Wednesday, July 09, 2008

Stupidity on Liberty

This article is an example of exactly what is wrong with the current debate on liberties, the reporter decries the fact he was constantly asked for his papers while in Russia and then engaging in the ridiculous idea that introducing an ID card will lead to this kind of situation. It's exactly the kind of stupid hypebole I was going on about in my last post.

So, where to start. Perhaps even the fact that this is quite specifically excluded from the proposed legislation.
Perhaps the fact that those wonderfully opressive countries of Spain, or Germany have had ID cards for years and have not accidently become police states while everyone was asleep. Or perhaps the fact that Britain's Worst Prime Minister managed to impose exactly the kind of police control the author is referring to without the aid of an ID card system.

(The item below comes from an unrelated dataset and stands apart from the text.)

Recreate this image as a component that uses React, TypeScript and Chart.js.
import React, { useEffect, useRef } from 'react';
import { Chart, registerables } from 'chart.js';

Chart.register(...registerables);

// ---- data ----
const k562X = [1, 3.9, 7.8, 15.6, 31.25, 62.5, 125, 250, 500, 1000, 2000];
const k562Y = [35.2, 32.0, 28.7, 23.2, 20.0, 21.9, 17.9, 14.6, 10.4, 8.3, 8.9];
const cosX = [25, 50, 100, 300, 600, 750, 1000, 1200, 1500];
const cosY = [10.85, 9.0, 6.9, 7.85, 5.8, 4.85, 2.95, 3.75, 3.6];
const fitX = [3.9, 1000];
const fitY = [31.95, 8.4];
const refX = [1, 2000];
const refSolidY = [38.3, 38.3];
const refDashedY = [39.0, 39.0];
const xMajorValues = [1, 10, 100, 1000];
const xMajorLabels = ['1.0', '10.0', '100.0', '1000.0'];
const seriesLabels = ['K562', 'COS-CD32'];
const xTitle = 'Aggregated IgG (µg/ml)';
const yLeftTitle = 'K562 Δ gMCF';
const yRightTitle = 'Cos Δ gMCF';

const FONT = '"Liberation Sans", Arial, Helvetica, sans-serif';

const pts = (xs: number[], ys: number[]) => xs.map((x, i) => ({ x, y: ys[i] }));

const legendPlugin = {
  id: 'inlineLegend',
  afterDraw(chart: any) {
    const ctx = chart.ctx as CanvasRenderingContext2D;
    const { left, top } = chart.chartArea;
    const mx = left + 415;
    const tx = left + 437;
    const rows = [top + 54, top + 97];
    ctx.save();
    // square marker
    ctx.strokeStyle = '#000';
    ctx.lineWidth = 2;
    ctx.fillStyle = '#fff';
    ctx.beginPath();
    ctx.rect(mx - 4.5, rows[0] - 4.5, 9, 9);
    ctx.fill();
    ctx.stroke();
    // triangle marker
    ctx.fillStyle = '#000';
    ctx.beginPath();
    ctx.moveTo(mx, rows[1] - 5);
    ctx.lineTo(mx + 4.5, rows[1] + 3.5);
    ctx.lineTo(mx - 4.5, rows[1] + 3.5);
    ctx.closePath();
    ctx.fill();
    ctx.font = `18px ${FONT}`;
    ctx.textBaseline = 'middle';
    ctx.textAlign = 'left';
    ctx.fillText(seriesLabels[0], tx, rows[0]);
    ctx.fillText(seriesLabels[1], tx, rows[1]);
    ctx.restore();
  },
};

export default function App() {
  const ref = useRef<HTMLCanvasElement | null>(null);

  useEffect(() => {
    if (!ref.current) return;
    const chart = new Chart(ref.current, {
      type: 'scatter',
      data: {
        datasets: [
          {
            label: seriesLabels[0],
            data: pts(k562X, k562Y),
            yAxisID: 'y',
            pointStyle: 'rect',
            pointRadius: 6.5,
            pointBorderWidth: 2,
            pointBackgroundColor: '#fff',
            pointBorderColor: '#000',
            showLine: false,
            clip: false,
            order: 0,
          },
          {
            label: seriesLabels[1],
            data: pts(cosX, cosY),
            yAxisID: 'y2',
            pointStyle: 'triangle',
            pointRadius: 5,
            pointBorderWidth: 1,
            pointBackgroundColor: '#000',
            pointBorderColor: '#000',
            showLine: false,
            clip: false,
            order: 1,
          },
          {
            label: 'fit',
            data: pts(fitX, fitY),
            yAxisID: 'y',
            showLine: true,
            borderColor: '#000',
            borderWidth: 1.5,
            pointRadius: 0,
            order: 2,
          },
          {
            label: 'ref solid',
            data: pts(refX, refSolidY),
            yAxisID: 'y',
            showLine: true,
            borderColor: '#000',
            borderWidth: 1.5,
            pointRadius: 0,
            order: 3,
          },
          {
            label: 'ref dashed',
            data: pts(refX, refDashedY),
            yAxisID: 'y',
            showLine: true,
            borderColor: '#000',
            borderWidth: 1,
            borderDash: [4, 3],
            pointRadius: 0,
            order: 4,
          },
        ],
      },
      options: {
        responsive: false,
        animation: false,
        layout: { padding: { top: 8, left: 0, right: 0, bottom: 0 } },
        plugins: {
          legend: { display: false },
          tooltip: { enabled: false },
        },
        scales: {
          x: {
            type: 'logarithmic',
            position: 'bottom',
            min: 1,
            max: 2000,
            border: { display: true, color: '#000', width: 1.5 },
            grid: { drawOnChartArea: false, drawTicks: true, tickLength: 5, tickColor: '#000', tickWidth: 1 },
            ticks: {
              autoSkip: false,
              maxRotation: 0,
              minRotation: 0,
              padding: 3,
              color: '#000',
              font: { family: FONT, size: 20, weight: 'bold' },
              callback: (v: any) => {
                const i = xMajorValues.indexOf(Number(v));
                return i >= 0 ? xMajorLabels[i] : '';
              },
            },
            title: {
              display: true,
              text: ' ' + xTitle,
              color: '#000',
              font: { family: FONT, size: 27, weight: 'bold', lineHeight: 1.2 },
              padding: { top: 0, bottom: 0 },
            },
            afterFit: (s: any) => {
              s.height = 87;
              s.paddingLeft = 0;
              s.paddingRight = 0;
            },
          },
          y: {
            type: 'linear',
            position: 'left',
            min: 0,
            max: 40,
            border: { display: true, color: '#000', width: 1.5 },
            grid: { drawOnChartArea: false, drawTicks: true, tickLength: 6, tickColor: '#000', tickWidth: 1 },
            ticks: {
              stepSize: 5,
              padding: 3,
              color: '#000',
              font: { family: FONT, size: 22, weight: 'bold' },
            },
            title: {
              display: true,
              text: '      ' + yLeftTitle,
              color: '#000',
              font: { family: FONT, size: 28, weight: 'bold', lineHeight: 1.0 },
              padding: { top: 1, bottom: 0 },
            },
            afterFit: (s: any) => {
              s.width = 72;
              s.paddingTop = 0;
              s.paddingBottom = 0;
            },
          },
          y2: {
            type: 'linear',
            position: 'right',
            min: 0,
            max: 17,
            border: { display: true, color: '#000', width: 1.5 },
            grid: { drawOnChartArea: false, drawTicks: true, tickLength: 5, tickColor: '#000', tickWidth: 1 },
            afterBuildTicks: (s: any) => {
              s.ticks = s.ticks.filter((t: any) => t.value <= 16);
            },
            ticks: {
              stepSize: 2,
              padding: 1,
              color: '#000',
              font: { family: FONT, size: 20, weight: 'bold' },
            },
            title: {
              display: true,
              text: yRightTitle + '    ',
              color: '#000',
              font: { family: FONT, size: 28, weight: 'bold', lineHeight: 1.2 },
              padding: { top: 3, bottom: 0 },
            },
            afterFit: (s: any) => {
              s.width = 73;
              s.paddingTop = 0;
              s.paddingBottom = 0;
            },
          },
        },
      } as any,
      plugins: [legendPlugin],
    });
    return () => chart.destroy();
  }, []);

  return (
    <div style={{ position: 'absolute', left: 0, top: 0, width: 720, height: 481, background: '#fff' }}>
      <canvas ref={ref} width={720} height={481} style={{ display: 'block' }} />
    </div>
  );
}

I really do despair at some of the debate in this Civil Liberties business, and while we're at it my own party doesn't seem to be making that much effort about it either. Needless hyperbole vs disinterest does not exactly make a great debate.

3 comments:

Ian_QT said...

Since you think Labour are the dogs bollocks and the Tories are, well, just bollocks, has it never occurred to you that once the 'database state' infrastructure is in place, a Government that make Thatcher's Tories look like fluffy bunnies in comparison could get into power...

It's all very well supporting the powers that be, but what about the powers that might be?

Miller 2.0 said...

But we have had a 'database state' since the 1960s.

The difference is that we currently have a confused mess of different databases.

Andreas Paterson said...

Ian QT - Indeed I have, my last post suggested that many of those who make this argument never go into more detail on the subject. The thing is, there are plenty of current and historical examples of regimes that have managed to control their citizens using databases far less complex than what we already have in this country.

As Tom says, we've had a database state for a long time and the private sector has even more extensive databases. I think the dangers of the database state are seriously overstated. What worries me far more is extension of government powers which is why I think 42 days is a far more serious threat.